DESCRIPTION OF THE TASK:
Return all of the data exactly, with nothing left out but the pictures.

>> Begin DATASET EXTRACT

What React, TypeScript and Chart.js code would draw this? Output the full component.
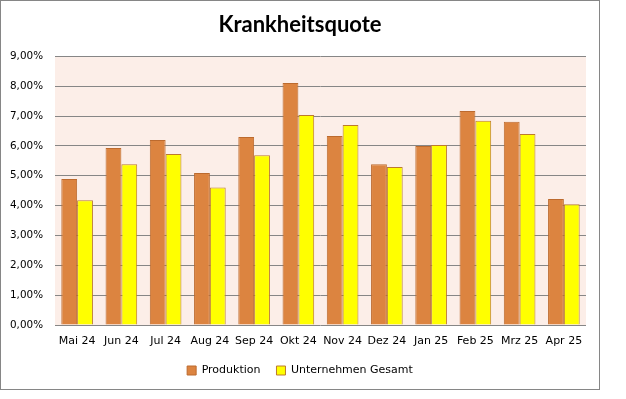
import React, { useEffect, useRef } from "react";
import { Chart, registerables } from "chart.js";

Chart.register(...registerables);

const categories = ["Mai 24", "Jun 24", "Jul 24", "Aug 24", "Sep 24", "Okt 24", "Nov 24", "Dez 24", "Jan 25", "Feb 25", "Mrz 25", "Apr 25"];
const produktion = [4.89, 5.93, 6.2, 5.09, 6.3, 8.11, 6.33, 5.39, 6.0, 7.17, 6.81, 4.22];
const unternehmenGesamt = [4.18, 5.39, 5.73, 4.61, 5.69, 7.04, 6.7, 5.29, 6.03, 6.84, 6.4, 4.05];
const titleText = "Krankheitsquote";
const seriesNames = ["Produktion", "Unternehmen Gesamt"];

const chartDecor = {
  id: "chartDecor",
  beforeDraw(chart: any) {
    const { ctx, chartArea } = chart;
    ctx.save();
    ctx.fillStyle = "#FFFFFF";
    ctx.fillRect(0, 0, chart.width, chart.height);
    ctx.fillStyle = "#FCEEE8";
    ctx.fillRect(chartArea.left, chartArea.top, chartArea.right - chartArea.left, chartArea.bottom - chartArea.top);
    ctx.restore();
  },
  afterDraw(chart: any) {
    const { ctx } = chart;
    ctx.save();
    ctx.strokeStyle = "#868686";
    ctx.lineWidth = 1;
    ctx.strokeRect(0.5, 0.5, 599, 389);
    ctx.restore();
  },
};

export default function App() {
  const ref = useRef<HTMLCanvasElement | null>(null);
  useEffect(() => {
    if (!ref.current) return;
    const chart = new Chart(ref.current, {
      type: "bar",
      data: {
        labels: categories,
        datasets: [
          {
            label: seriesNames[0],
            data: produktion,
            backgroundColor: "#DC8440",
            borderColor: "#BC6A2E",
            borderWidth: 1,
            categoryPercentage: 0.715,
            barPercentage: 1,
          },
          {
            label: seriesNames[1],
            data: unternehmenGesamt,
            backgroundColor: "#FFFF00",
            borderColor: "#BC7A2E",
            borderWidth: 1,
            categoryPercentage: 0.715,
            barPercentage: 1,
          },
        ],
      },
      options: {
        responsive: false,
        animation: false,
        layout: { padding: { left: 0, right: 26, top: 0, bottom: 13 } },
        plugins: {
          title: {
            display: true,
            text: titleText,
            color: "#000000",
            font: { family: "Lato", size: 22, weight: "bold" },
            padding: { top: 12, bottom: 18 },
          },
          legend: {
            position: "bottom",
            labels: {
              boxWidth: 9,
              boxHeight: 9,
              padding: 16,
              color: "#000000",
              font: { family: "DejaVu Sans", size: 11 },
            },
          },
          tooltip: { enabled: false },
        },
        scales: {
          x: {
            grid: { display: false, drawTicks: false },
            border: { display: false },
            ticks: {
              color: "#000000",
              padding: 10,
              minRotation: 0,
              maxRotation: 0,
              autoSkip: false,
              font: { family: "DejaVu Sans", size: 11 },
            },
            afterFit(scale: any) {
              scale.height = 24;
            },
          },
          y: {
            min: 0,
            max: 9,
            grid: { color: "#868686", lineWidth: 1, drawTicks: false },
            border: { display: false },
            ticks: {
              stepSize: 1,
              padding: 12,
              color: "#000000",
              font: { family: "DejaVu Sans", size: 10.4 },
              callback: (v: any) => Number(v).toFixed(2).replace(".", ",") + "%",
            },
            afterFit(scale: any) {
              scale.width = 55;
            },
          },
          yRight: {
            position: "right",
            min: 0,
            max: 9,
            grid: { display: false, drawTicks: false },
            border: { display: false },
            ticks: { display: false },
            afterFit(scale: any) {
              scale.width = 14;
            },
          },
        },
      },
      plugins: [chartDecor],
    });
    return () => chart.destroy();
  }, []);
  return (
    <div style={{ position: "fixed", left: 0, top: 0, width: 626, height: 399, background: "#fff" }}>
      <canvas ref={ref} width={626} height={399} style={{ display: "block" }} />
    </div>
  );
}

>> End DATASET EXTRACT

ANSWER TO THE TASK:
What React, TypeScript and Chart.js code would draw this? Output the full component.
import React, { useEffect, useRef } from "react";
import { Chart, registerables } from "chart.js";

Chart.register(...registerables);

const categories = ["Mai 24", "Jun 24", "Jul 24", "Aug 24", "Sep 24", "Okt 24", "Nov 24", "Dez 24", "Jan 25", "Feb 25", "Mrz 25", "Apr 25"];
const produktion = [4.89, 5.93, 6.2, 5.09, 6.3, 8.11, 6.33, 5.39, 6.0, 7.17, 6.81, 4.22];
const unternehmenGesamt = [4.18, 5.39, 5.73, 4.61, 5.69, 7.04, 6.7, 5.29, 6.03, 6.84, 6.4, 4.05];
const titleText = "Krankheitsquote";
const seriesNames = ["Produktion", "Unternehmen Gesamt"];

const chartDecor = {
  id: "chartDecor",
  beforeDraw(chart: any) {
    const { ctx, chartArea } = chart;
    ctx.save();
    ctx.fillStyle = "#FFFFFF";
    ctx.fillRect(0, 0, chart.width, chart.height);
    ctx.fillStyle = "#FCEEE8";
    ctx.fillRect(chartArea.left, chartArea.top, chartArea.right - chartArea.left, chartArea.bottom - chartArea.top);
    ctx.restore();
  },
  afterDraw(chart: any) {
    const { ctx } = chart;
    ctx.save();
    ctx.strokeStyle = "#868686";
    ctx.lineWidth = 1;
    ctx.strokeRect(0.5, 0.5, 599, 389);
    ctx.restore();
  },
};

export default function App() {
  const ref = useRef<HTMLCanvasElement | null>(null);
  useEffect(() => {
    if (!ref.current) return;
    const chart = new Chart(ref.current, {
      type: "bar",
      data: {
        labels: categories,
        datasets: [
          {
            label: seriesNames[0],
            data: produktion,
            backgroundColor: "#DC8440",
            borderColor: "#BC6A2E",
            borderWidth: 1,
            categoryPercentage: 0.715,
            barPercentage: 1,
          },
          {
            label: seriesNames[1],
            data: unternehmenGesamt,
            backgroundColor: "#FFFF00",
            borderColor: "#BC7A2E",
            borderWidth: 1,
            categoryPercentage: 0.715,
            barPercentage: 1,
          },
        ],
      },
      options: {
        responsive: false,
        animation: false,
        layout: { padding: { left: 0, right: 26, top: 0, bottom: 13 } },
        plugins: {
          title: {
            display: true,
            text: titleText,
            color: "#000000",
            font: { family: "Lato", size: 22, weight: "bold" },
            padding: { top: 12, bottom: 18 },
          },
          legend: {
            position: "bottom",
            labels: {
              boxWidth: 9,
              boxHeight: 9,
              padding: 16,
              color: "#000000",
              font: { family: "DejaVu Sans", size: 11 },
            },
          },
          tooltip: { enabled: false },
        },
        scales: {
          x: {
            grid: { display: false, drawTicks: false },
            border: { display: false },
            ticks: {
              color: "#000000",
              padding: 10,
              minRotation: 0,
              maxRotation: 0,
              autoSkip: false,
              font: { family: "DejaVu Sans", size: 11 },
            },
            afterFit(scale: any) {
              scale.height = 24;
            },
          },
          y: {
            min: 0,
            max: 9,
            grid: { color: "#868686", lineWidth: 1, drawTicks: false },
            border: { display: false },
            ticks: {
              stepSize: 1,
              padding: 12,
              color: "#000000",
              font: { family: "DejaVu Sans", size: 10.4 },
              callback: (v: any) => Number(v).toFixed(2).replace(".", ",") + "%",
            },
            afterFit(scale: any) {
              scale.width = 55;
            },
          },
          yRight: {
            position: "right",
            min: 0,
            max: 9,
            grid: { display: false, drawTicks: false },
            border: { display: false },
            ticks: { display: false },
            afterFit(scale: any) {
              scale.width = 14;
            },
          },
        },
      },
      plugins: [chartDecor],
    });
    return () => chart.destroy();
  }, []);
  return (
    <div style={{ position: "fixed", left: 0, top: 0, width: 626, height: 399, background: "#fff" }}>
      <canvas ref={ref} width={626} height={399} style={{ display: "block" }} />
    </div>
  );
}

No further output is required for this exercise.